A gettering material 9 is placed inside the pressure balancing chamber 8. Even when gas and so on comes into the pressure balancing chamber 8 through the vacuum seal member 7 or through the bonding portion between the vacuum seal member 7 and cathode substrate 4, the gettering material 9 can absorb the gas. As a result, a vacuum inside the pressure balancing chamber 8 can be maintained for a long time. By forming the gettering material 9 on the whole of the inner surface of the vacuum seal member 7, the gettering material 9 can be formed over a large area.

Claims

1. A display apparatus comprising:

an anode substrate;

a cathode substrate which is placed opposite the anode substrate end forms an electron emitting chamber vacuously sealed between the cathode substrate and the anode substrate;

electron sources formed on an electron emitting chamber side of the cathode substrate;

phosphors which are formed on an electron emitting chamber side of the anode substrate and receive electron beam from the electron sources to emit light; and

a vacuum seal member which has a dome shaped shell structure extending to the side receiving the atmosphere pressure and is placed covering a back of the electron emitting chamber side of the cathode substrate, forms a pressure balancing chamber vacuously sealed independent of the electron emitting chamber between the vacuum seal member and the cathode substrate.
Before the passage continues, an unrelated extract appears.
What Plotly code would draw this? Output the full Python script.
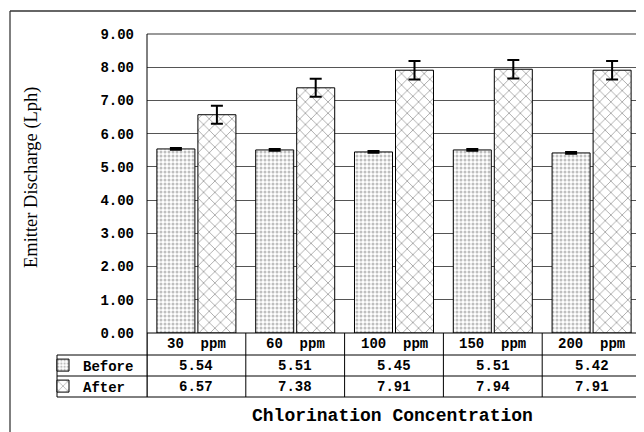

2. The display apparatus according to claim 1, wherein the cathode substrate is formed of glass, and the vacuum seal member is formed of a metal plate.

3. The display apparatus according to claim 1, wherein the cathode substrate is formed to be a quadrilateral, the vacuum seal member is formed to be a quadrilateral which is almost the same as a shape of the cathode substrate, and end portions of at least opposing two sides of the vacuum seal member extend to a bonding area of the cathode substrate for the anode substrate.